Medienforscher wie Frands Mortensen von der Universität Aarhus sprechen von verlorenen Jahren für Berlingske und bewerten es als „sehr positiv”, wenn das renommierte Blatt nun statt Investoren wieder einem publizistischem Unternehmen gehört. Auch Berlingske-Konzernchefin Lisbeth Knudsen hofft, man werde durch die Zugehörigkeit zu De Persgroep eine Chance bekommen, die Position auf dem dänischen Medienmarkt zu stärken: Die belgische Gruppe sähe nämlich „guten Journalismus und Inhalt als Fundament für kommerziellen Erfolg an”.

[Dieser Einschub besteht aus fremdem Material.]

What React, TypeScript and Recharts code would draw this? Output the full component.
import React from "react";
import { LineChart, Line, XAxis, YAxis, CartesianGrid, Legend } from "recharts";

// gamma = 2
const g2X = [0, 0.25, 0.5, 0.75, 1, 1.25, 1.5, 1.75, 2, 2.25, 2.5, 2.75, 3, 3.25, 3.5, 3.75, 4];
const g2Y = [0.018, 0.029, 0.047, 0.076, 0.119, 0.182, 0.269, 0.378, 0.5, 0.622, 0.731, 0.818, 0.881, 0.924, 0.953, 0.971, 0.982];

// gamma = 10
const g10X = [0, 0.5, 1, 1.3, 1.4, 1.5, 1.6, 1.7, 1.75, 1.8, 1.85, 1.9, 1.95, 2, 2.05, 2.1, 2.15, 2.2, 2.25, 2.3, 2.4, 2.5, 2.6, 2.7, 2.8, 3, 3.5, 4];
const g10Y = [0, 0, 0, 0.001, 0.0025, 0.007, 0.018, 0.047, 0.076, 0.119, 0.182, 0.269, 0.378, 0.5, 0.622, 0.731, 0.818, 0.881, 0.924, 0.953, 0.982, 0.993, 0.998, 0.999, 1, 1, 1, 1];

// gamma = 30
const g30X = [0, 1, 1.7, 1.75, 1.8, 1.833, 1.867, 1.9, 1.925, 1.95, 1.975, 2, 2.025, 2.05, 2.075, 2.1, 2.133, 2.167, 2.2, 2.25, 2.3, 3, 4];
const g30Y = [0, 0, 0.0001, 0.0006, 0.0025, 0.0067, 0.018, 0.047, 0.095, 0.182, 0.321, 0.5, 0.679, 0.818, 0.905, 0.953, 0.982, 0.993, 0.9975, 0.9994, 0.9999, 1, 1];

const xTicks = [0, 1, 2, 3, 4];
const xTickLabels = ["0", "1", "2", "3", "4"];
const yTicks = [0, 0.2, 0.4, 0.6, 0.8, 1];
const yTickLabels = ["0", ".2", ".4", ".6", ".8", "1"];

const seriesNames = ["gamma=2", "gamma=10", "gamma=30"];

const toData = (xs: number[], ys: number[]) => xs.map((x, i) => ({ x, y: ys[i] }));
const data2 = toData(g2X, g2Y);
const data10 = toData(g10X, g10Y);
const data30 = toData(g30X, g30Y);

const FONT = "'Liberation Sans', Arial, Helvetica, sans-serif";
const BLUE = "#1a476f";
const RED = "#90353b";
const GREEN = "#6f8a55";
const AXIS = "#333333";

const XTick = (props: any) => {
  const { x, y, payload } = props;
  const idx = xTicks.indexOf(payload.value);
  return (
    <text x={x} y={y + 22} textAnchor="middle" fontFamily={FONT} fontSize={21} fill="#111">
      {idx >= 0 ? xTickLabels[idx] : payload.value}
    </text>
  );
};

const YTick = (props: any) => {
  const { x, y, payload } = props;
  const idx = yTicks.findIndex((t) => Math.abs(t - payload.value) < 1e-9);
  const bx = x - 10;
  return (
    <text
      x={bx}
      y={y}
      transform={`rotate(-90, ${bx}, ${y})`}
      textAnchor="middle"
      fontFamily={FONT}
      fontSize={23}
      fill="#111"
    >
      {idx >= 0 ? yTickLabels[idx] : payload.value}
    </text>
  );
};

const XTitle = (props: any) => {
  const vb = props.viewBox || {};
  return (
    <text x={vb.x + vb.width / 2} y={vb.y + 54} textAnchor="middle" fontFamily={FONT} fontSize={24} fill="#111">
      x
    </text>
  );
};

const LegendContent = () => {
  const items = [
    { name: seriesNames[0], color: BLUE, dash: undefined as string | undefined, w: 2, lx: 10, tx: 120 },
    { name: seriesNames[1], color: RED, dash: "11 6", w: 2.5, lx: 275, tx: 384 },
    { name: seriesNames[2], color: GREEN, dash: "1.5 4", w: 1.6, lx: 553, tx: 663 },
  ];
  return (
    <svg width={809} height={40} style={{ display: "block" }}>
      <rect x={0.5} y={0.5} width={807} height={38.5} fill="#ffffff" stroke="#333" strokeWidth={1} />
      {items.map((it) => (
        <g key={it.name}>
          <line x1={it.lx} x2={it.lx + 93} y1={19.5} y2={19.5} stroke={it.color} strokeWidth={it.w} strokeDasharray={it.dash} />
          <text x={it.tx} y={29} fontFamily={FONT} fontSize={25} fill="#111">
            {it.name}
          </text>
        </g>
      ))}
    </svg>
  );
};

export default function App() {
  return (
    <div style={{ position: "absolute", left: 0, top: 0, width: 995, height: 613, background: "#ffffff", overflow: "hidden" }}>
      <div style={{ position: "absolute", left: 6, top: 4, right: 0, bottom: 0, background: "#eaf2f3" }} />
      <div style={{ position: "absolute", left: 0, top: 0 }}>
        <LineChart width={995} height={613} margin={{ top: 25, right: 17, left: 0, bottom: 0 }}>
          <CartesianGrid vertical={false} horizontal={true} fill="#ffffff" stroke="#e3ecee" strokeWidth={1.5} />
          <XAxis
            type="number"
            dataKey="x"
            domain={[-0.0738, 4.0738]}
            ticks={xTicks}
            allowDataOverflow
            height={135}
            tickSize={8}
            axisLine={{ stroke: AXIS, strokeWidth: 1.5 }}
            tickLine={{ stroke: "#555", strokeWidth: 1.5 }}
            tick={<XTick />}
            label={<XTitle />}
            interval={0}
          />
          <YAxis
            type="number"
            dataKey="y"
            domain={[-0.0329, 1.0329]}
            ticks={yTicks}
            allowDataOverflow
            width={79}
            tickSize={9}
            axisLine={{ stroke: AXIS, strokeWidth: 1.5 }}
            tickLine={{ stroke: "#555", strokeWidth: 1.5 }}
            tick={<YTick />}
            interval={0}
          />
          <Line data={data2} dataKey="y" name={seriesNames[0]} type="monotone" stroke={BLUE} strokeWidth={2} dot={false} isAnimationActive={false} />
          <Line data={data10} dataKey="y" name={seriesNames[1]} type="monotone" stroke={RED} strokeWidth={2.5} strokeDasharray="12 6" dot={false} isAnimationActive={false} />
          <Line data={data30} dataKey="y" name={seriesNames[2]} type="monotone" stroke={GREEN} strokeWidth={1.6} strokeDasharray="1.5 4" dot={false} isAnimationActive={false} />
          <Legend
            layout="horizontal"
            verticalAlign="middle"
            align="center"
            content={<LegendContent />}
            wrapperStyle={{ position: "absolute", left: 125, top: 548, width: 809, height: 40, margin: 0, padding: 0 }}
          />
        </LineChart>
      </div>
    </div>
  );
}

Doch es scheint nicht allzu wahrscheinlich, dass De Persgroep, die in Belgien u.a. Het laatste Nieuws und in den Niederlanden das Algemeen Dagblad herausgibt und nun die dritte ausländische Eigentümerin von Berlingske binnen 15 Jahren ist, größeres Interesse an einem langfristigen Engagement in Dänemark haben könnte. Steht Berlingske also bald wieder zum Verkauf? Inländische Interessenten sind dünn gesät. Die direkte Konkurrenz – Politiken und Jyllands-Posten – kommt bereits seit 2003 aus einem gemeinsamen Verlagshaus. Allein schon aus wettbewerbsrechtlichen Gründen dürfte dieses als Käufer ausscheiden. Neben der einheimischen „Aller-Media”, die vorwiegend Zeitschriften verlegt, waren schon vor Jahren der schwedische Bonnier- und der deutsche Springer-Verlag als mögliche Berlingske-Spekulanten genannt worden. Doch das war bevor die Auflagen der dänischen Zeitungen in den Keller gingen – die der „großen Drei” seit 2010 zusammen um rund 30 Prozent.
Dass das profitable Berlingske-Verlagshaus überhaupt in ausländischem Eigentum landete, soll im Übrigen dem Ärger des damaligen Großaktionärs, des Reeders Mærsk Mc-Kinney Møller geschuldet gewesen sein. Wie es heißt aus Wut darüber, dass ausgerechnet „seine” Zeitung 1999 mit peinlichen Enthüllungen über die Waffengeschäfte des väterlichen Unternehmens mit Nazi-Deutschland auf den Markt kam, bot er seine Aktien kurzerhand dem norwegischen Orkla-Konzern an. Orkla-Media wiederum war dann 2006 von Mecom aufgekauft worden.